**Problem:**
Scan the records for the word "with". Copy each line that includes it.

**Data provided:**
+ + + + + + +

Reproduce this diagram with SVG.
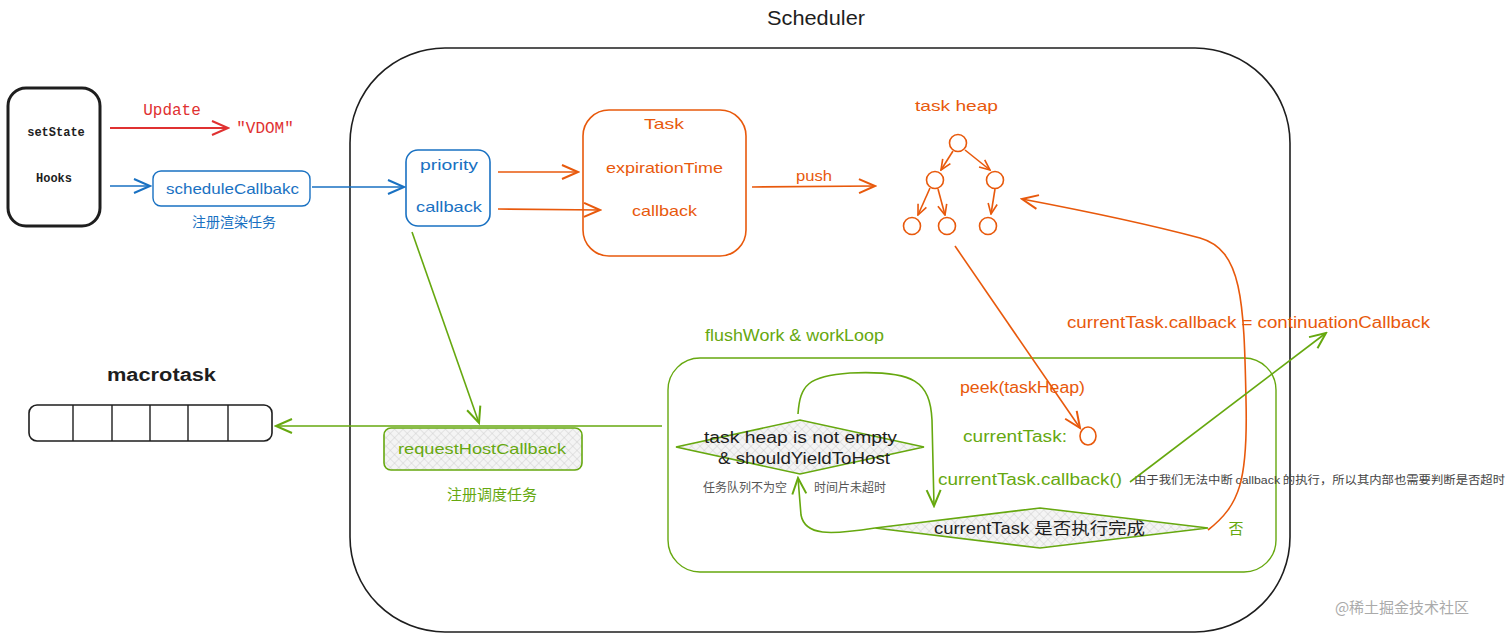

+ + + + + + +

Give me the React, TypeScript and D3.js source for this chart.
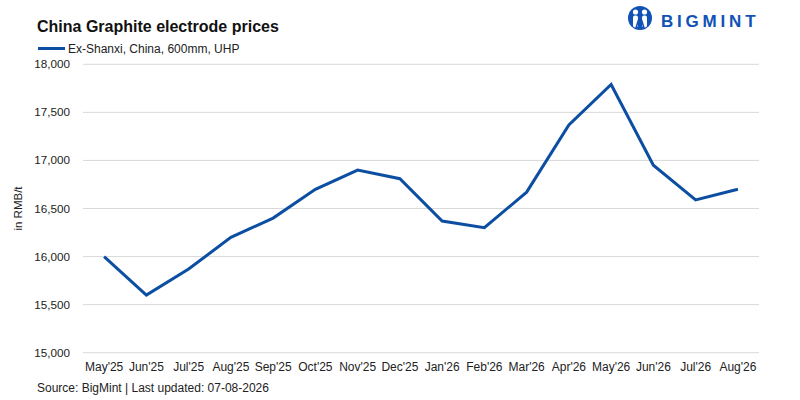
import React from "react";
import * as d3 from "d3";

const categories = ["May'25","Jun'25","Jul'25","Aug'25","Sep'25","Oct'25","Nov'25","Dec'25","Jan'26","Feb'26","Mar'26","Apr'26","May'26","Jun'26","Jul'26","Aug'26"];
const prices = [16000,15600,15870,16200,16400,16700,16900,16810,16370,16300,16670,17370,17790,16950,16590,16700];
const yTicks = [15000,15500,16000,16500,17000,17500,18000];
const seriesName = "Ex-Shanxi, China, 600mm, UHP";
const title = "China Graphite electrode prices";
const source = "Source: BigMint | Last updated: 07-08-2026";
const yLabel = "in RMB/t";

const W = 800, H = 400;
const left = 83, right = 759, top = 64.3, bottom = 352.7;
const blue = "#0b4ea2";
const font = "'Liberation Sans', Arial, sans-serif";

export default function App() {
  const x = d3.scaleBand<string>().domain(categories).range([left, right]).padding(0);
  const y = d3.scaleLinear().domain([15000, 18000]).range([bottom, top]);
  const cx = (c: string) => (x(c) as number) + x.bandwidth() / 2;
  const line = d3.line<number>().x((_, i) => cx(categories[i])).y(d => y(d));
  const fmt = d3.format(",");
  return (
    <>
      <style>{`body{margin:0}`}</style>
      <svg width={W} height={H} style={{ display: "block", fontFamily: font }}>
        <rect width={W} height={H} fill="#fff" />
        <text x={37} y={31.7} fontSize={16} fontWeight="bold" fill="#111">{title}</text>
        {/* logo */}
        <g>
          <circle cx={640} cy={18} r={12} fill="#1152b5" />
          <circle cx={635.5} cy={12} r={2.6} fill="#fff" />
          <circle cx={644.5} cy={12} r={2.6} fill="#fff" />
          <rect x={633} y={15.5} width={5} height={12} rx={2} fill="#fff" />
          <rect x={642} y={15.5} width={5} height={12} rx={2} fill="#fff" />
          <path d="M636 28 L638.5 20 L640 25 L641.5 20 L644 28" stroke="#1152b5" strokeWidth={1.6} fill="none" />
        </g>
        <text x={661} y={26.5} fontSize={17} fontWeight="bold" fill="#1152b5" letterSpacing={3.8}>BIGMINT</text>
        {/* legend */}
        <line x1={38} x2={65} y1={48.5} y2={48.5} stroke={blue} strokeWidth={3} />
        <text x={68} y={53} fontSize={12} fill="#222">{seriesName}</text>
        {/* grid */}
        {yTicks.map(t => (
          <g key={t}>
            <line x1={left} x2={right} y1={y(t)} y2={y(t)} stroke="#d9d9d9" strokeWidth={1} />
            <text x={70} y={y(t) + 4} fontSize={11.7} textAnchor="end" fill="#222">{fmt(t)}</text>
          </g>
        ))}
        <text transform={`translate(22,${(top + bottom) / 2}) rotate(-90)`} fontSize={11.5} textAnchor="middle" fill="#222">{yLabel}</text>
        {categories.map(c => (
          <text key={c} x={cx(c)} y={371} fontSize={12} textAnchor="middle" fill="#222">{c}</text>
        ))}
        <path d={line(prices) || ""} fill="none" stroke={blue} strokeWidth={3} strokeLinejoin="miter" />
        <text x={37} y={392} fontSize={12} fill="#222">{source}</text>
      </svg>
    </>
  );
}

+ + + + + + +

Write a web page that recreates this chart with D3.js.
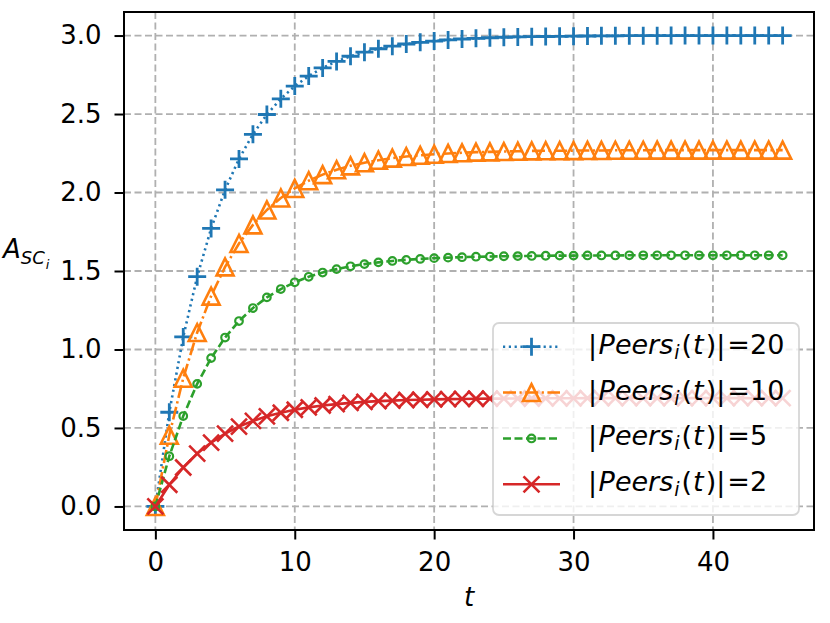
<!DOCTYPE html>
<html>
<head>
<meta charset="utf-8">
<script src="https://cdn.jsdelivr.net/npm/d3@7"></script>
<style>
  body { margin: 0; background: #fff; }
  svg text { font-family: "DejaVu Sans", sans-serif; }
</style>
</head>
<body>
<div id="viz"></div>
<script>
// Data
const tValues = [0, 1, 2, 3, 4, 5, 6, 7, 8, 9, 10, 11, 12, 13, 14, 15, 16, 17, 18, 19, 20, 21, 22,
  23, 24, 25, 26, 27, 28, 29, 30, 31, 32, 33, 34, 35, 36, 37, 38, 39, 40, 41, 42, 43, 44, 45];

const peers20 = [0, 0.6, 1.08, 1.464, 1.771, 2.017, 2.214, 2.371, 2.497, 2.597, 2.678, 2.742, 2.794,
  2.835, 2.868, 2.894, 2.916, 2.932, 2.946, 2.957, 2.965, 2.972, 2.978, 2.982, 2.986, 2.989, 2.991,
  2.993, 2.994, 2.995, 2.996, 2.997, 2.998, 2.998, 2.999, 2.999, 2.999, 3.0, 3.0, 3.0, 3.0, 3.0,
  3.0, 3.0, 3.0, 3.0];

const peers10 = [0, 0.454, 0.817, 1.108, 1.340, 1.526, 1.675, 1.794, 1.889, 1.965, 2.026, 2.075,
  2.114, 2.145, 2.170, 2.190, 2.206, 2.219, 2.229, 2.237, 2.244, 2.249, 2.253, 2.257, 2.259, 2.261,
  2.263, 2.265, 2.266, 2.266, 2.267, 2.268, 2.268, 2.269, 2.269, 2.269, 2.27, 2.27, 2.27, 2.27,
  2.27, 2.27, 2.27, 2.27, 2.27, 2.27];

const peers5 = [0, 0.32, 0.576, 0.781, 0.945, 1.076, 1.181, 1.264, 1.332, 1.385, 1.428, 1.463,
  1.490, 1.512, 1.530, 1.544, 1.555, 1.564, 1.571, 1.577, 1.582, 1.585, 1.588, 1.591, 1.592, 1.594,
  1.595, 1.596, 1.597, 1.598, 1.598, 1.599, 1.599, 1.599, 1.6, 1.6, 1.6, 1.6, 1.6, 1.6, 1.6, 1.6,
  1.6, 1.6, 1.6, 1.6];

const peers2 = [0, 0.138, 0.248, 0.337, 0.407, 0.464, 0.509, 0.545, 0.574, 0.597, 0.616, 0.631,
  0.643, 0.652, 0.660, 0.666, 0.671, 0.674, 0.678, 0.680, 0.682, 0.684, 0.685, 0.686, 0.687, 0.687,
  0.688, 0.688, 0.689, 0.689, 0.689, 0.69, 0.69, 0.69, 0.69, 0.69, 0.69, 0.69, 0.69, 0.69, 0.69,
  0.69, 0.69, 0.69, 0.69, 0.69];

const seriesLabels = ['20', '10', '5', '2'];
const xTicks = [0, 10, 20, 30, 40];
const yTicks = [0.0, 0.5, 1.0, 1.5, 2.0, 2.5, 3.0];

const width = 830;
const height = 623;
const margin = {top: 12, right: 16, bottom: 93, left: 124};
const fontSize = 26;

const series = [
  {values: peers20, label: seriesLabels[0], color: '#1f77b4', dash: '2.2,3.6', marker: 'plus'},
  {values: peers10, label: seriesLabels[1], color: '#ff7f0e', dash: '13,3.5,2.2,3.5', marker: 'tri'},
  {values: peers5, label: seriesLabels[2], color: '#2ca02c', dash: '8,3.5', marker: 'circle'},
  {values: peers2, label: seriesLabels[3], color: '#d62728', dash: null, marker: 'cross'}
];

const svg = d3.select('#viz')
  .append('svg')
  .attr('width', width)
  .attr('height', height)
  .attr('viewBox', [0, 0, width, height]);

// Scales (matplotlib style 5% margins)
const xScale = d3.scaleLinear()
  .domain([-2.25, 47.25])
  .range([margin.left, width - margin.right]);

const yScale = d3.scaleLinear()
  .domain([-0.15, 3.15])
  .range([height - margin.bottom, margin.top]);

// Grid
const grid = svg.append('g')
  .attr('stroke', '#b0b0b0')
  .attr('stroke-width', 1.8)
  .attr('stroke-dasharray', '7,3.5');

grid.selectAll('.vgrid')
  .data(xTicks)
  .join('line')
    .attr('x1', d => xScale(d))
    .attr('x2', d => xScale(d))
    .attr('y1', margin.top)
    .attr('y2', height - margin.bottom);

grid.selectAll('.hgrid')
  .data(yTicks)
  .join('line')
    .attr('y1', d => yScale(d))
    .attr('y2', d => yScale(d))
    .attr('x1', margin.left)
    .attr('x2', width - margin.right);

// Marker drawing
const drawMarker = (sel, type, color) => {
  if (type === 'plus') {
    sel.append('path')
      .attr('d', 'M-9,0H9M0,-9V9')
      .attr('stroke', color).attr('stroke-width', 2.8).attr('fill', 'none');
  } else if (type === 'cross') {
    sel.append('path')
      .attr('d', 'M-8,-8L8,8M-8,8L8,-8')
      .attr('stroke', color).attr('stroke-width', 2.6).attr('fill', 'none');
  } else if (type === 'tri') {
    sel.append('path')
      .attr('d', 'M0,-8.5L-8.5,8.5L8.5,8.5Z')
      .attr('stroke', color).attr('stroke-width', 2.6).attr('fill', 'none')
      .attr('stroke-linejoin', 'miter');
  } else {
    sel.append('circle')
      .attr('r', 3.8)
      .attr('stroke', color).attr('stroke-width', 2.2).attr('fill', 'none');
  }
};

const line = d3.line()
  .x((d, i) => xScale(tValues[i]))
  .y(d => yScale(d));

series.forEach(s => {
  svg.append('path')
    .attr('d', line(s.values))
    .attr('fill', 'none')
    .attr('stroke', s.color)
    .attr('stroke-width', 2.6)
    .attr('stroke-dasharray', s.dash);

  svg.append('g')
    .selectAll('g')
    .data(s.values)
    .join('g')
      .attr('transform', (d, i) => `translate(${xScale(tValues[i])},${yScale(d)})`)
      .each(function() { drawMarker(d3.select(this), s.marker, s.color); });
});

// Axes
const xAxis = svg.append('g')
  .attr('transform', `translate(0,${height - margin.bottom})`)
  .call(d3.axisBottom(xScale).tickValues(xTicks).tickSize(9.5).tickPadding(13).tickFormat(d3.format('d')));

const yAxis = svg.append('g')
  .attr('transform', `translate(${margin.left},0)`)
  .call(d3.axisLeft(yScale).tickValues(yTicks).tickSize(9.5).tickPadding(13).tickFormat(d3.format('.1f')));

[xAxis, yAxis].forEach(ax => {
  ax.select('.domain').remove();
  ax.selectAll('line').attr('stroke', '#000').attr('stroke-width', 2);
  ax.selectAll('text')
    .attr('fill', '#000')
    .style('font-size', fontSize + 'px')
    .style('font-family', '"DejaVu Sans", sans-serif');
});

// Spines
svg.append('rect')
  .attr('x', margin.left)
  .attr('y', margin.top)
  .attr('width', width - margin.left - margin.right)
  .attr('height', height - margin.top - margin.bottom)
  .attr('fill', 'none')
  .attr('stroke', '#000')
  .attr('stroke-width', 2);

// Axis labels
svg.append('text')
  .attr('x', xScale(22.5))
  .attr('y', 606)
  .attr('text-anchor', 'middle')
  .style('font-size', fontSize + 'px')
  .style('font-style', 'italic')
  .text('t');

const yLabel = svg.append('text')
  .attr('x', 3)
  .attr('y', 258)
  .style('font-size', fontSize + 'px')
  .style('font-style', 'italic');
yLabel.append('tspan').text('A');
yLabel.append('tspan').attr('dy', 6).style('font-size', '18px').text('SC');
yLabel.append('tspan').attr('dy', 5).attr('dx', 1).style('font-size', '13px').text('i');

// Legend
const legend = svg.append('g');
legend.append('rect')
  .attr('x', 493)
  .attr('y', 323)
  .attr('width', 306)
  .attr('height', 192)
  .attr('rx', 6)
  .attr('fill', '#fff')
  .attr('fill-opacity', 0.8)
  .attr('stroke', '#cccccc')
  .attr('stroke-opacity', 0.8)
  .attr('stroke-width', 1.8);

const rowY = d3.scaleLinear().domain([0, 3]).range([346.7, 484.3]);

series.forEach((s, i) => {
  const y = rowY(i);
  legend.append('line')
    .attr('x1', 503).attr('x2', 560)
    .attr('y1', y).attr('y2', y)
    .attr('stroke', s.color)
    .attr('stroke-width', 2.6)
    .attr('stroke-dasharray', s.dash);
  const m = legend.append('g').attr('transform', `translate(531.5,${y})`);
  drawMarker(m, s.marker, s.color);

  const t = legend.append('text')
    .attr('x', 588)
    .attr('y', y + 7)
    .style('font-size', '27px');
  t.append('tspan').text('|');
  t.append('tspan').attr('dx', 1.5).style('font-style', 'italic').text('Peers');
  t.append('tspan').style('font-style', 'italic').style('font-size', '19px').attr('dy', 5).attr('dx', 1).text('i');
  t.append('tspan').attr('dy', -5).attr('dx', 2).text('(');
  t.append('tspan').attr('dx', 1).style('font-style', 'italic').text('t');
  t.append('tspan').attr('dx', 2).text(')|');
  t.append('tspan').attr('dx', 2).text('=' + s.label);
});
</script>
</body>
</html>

+ + + + + + +

**Response to this task:**
Reproduce this diagram with SVG.
Write a web page that recreates this chart with D3.js.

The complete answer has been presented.